US, EUROPEAN OFFICIALS TO DISCUSS ATTEMPTS TO CONTROL TRANS-ATLANTIC AIRLINE ALLIANCES

US, EUROPEAN OFFICIALS TO DISCUSS ATTEMPTS TO CONTROL TRANS-ATLANTIC AIRLINE ALLIANCES

Senior U.S. officials will confront European regulators in Brussels next week over their proposals for reining in trans-Atlantic airline alliances.

Several high-ranking delegates from the departments of state, transportation and justice will meet with European Commission officials at the headquarters of the European Union to discuss conditions regulators plan to levy on the proposed alliance between British Airways and American Airlines, partnerships between United Airlines and Lufthansa and Scandinavian Air Systems, and Delta and its European partners.The commission is also examining the alliance proposed by Air France, Continental and Delta.

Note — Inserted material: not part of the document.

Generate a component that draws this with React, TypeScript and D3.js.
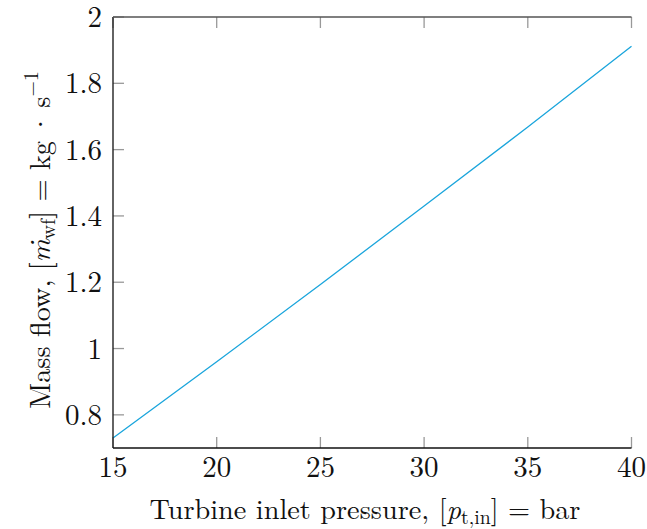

Meanwhile, British Airways chairman Robert Ayling was expected to meet today with Senate Commerce Committee chairman John McCain and aviation subcomittee chairman Slade Gorton.

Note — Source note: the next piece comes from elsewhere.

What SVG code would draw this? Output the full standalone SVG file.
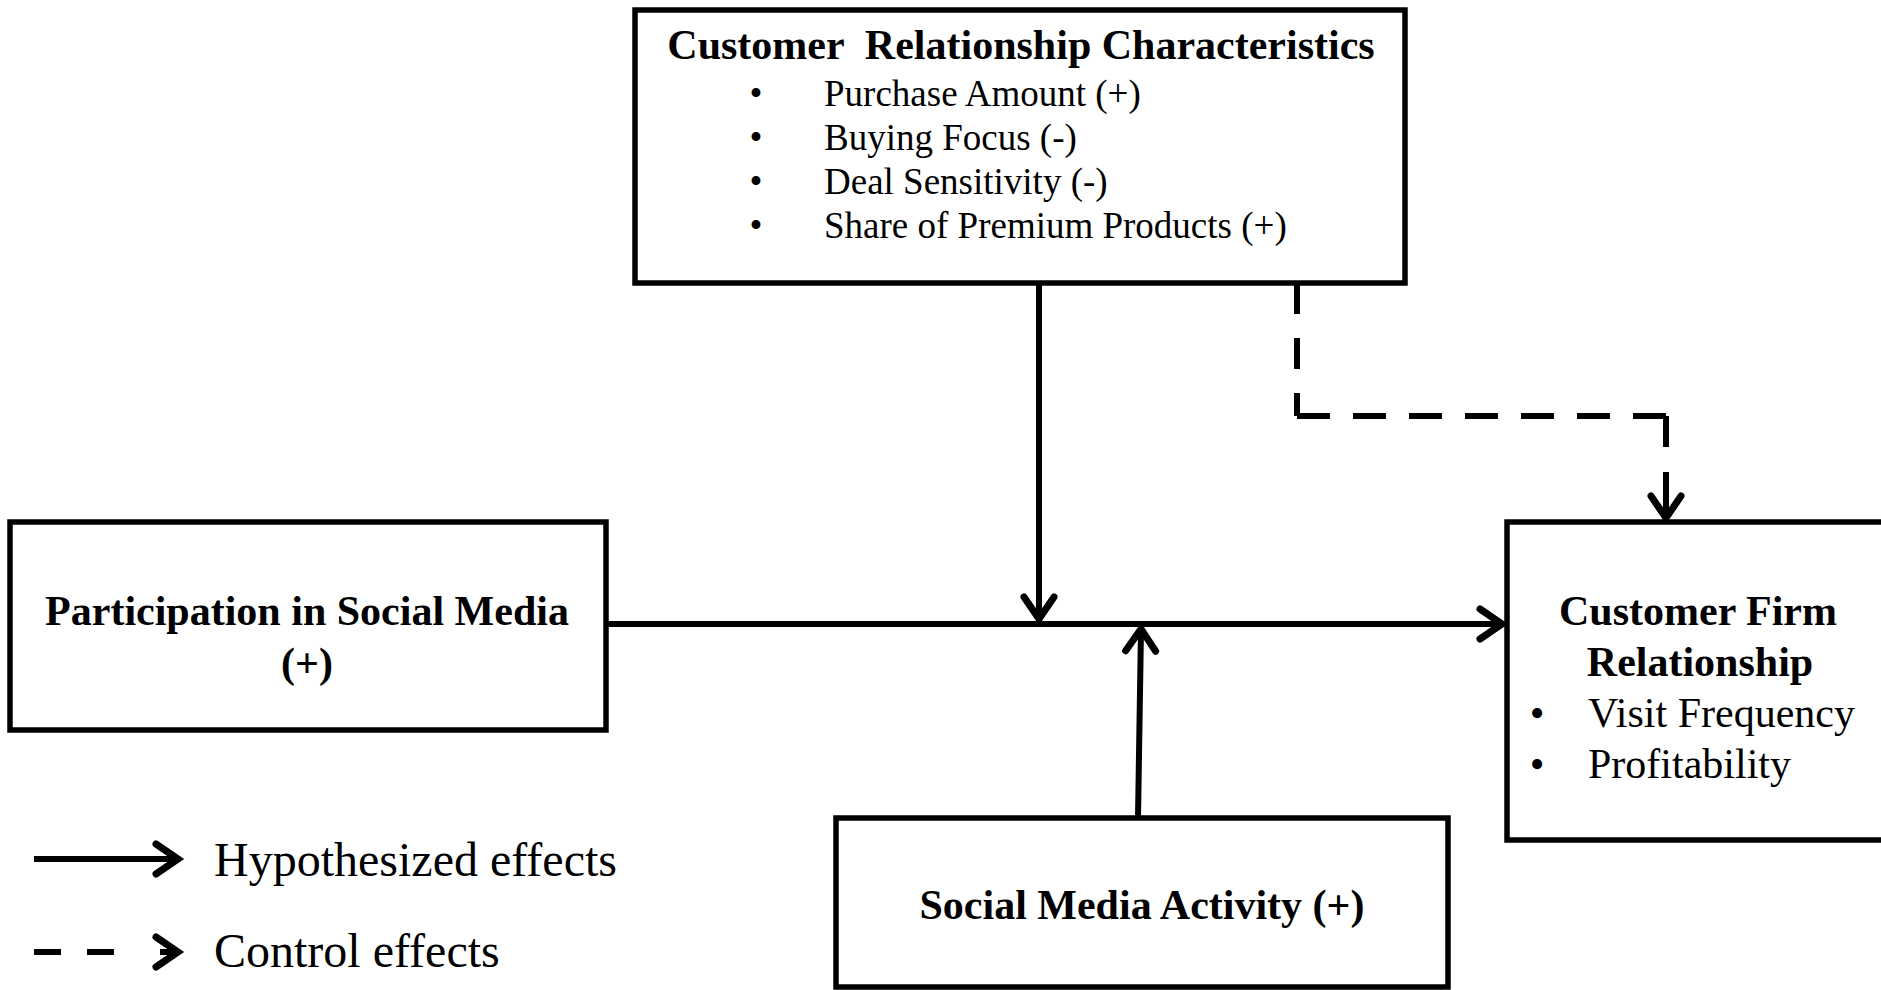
<svg xmlns="http://www.w3.org/2000/svg" width="1881" height="990" viewBox="0 0 1881 990">
<style>
.box{fill:#fff;stroke:#000;stroke-width:5.5}
.b{font-family:"Liberation Serif","Times New Roman",serif;font-weight:bold;font-size:42px;fill:#000}
.r{font-family:"Liberation Serif","Times New Roman",serif;font-size:42px;fill:#000}
.s{font-family:"Liberation Serif","Times New Roman",serif;font-size:37px;fill:#000}
.lg{font-family:"Liberation Serif","Times New Roman",serif;font-size:48px;fill:#000}
.ln{fill:none;stroke:#000;stroke-width:6}
</style>
<defs>
<marker id="ah" markerUnits="userSpaceOnUse" orient="auto" refX="0" refY="0" markerWidth="40" markerHeight="40" viewBox="-30 -20 40 40" overflow="visible">
<path d="M-22 -15 L0 0 L-22 15" fill="none" stroke="#000" stroke-width="7" stroke-linecap="round" stroke-linejoin="miter"/>
</marker>
</defs>
<rect width="1881" height="990" fill="#fff"/>
<g id="connectors">
<line class="ln" x1="606" y1="624" x2="1502" y2="624" marker-end="url(#ah)"/>
<line class="ln" x1="1039" y1="283" x2="1039" y2="619" marker-end="url(#ah)"/>
<line class="ln" x1="1138" y1="818" x2="1141" y2="629" marker-end="url(#ah)"/>
<line class="ln" x1="1297" y1="283" x2="1297" y2="416" stroke-dasharray="31 24"/>
<line class="ln" x1="1297" y1="416" x2="1666" y2="416" stroke-dasharray="33 23"/>
<line class="ln" x1="1666" y1="416" x2="1666" y2="447"/>
<line class="ln" x1="1666" y1="472" x2="1666" y2="518" marker-end="url(#ah)"/>
</g>
<g id="top">
<rect class="box" x="635" y="10" width="770" height="273"/>
<text class="b" x="1021" y="59" text-anchor="middle" xml:space="preserve">Customer  Relationship Characteristics</text>
<text class="s" x="756" y="106" text-anchor="middle">•</text>
<text class="s" x="824" y="106">Purchase Amount (+)</text>
<text class="s" x="756" y="150" text-anchor="middle">•</text>
<text class="s" x="824" y="150">Buying Focus (-)</text>
<text class="s" x="756" y="194" text-anchor="middle">•</text>
<text class="s" x="824" y="194">Deal Sensitivity (-)</text>
<text class="s" x="756" y="238" text-anchor="middle">•</text>
<text class="s" x="824" y="238">Share of Premium Products (+)</text>
</g>
<g id="left">
<rect class="box" x="10" y="522" width="596" height="208"/>
<text class="b" x="307" y="625" text-anchor="middle">Participation in Social Media</text>
<text class="b" x="307" y="677" text-anchor="middle">(+)</text>
</g>
<g id="right">
<rect class="box" x="1507" y="522" width="390" height="318"/>
<text class="b" x="1698" y="625" text-anchor="middle">Customer Firm</text>
<text class="b" x="1700" y="676" text-anchor="middle">Relationship</text>
<text class="r" x="1537" y="727" text-anchor="middle">•</text>
<text class="r" x="1588" y="727">Visit Frequency</text>
<text class="r" x="1537" y="778" text-anchor="middle">•</text>
<text class="r" x="1588" y="778">Profitability</text>
</g>
<g id="bottom">
<rect class="box" x="836" y="818" width="612" height="169"/>
<text class="b" x="1142" y="919" text-anchor="middle">Social Media Activity (+)</text>
</g>
<g id="legend">
<line class="ln" x1="34" y1="859" x2="178" y2="859" marker-end="url(#ah)"/>
<text class="lg" x="214" y="876">Hypothesized effects</text>
<line class="ln" x1="34" y1="952" x2="114" y2="952" stroke-dasharray="27 26"/>
<line class="ln" x1="160" y1="952" x2="178" y2="952" marker-end="url(#ah)"/>
<text class="lg" x="214" y="967">Control effects</text>
</g>
</svg>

''The kinds of conditions that (European competition authorities) conveyed to AA-BA for approval made the U.S. very nervous,'' said one person familiar with the trip. ''Some of those are contrary to free-market forces.''

U.S. officials are potentially most disturbed by a European proposal to force BA and American to cut back on service between certain cities, the observer added.

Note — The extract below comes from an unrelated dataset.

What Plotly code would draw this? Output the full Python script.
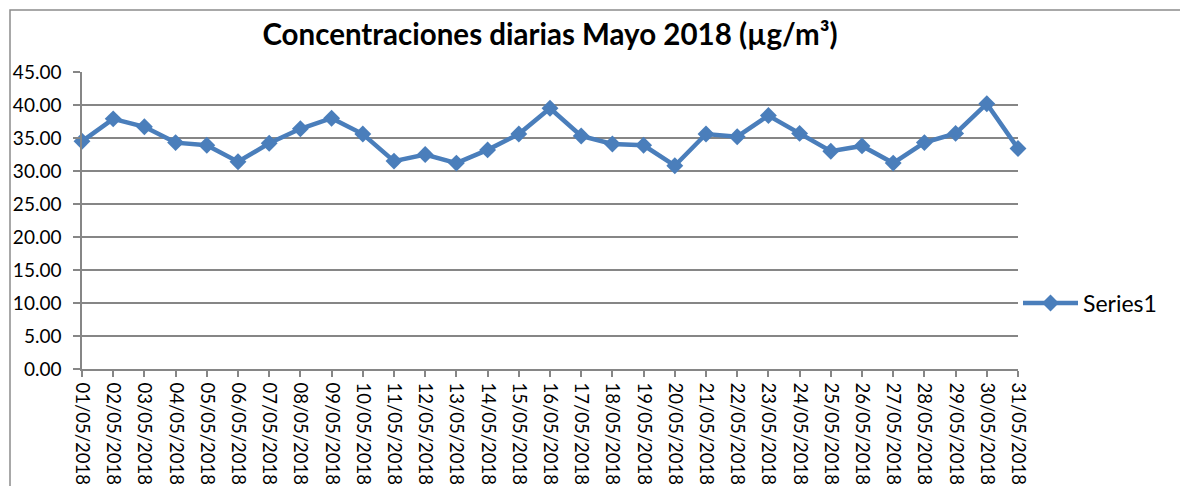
import plotly.graph_objects as go

# fechas (categorías) y concentraciones diarias
dates = ["%02d/05/2018" % d for d in range(1, 32)]
values = [34.5, 37.9, 36.7, 34.3, 33.9, 31.4, 34.2, 36.4, 38.0, 35.6,
          31.5, 32.5, 31.2, 33.2, 35.6, 39.5, 35.3, 34.1, 33.9, 30.8,
          35.6, 35.2, 38.4, 35.7, 33.0, 33.8, 31.2, 34.3, 35.7, 40.2,
          33.4]
y_ticks = [0, 5, 10, 15, 20, 25, 30, 35, 40, 45]

blue = "#4A7EBB"
grid = "#868686"
font_family = "Lato, 'Liberation Sans', sans-serif"

# la página html tiene 8px de margen en body
W, H = 1180, 478
L, R, T, B = 74, 170, 64, 117
pw, ph = W - L - R, H - T - B

fig = go.Figure()
fig.add_trace(go.Scatter(
    x=dates, y=values, name="Series1", mode="lines+markers",
    line=dict(color=blue, width=4.5),
    marker=dict(symbol="diamond", size=13, color=blue),
    cliponaxis=False,
))

fig.update_layout(
    width=W, height=H,
    margin=dict(l=L, r=R, t=T, b=B),
    paper_bgcolor="white", plot_bgcolor="white",
    font=dict(family=font_family, size=16, color="black"),
    title=dict(text="<b>Concentraciones diarias Mayo 2018 (µg/m³)</b>",
               x=0.5, xref="paper", xanchor="center",
               y=1 - 27 / H, yref="container", yanchor="middle",
               font=dict(size=29.5, color="black")),
    showlegend=True,
    legend=dict(x=1.0, y=0.222, xanchor="left", yanchor="middle",
                font=dict(size=23), bgcolor="rgba(0,0,0,0)",
                itemwidth=55),
)

fig.update_xaxes(
    type="category", range=[0, 30], tickangle=90, automargin=False,
    showgrid=False, showline=True, linecolor=grid, linewidth=1.5,
    ticks="outside", ticklen=6, tickcolor=grid, tickwidth=1.5,
    tickfont=dict(size=18.5), ticklabelstandoff=2, zeroline=False,
)
fig.update_yaxes(
    range=[0, 45], tickvals=y_ticks, tickformat=".2f", automargin=False,
    showgrid=True, gridcolor=grid, gridwidth=1.5,
    showline=True, linecolor=grid, linewidth=1.5,
    ticks="outside", ticklen=7, tickcolor=grid, tickwidth=1.5,
    tickfont=dict(size=19), ticklabelstandoff=8, zeroline=False,
)

# borde del área del gráfico
fig.add_shape(type="rect", xref="paper", yref="paper",
              x0=(2 - L) / pw, x1=(1177 - L) / pw,
              y0=(ph + 200) / -ph, y1=(ph + T - 2) / ph,
              line=dict(color="#8c8c8c", width=1.5), layer="below")

fig.write_html("out.html")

U.S. officials could not be reached for comment. An EU official acknowledged the impending visit and said it would be the first real exchange of views between the two sides.

''We are interested to hear what they think and to compare notes on the key areas,'' said Alexander Schaub, the EU's director of competition.

Mr. Schaub said ''key areas'' of discussion would be access to takeoff and landing slots at European airports, frequent flier programs, and rules for computer reservation systems where alliances are concerned.

The sides are expected to meet Tuesday.

''I understand on the U.S. side there is some skepticism,'' he said.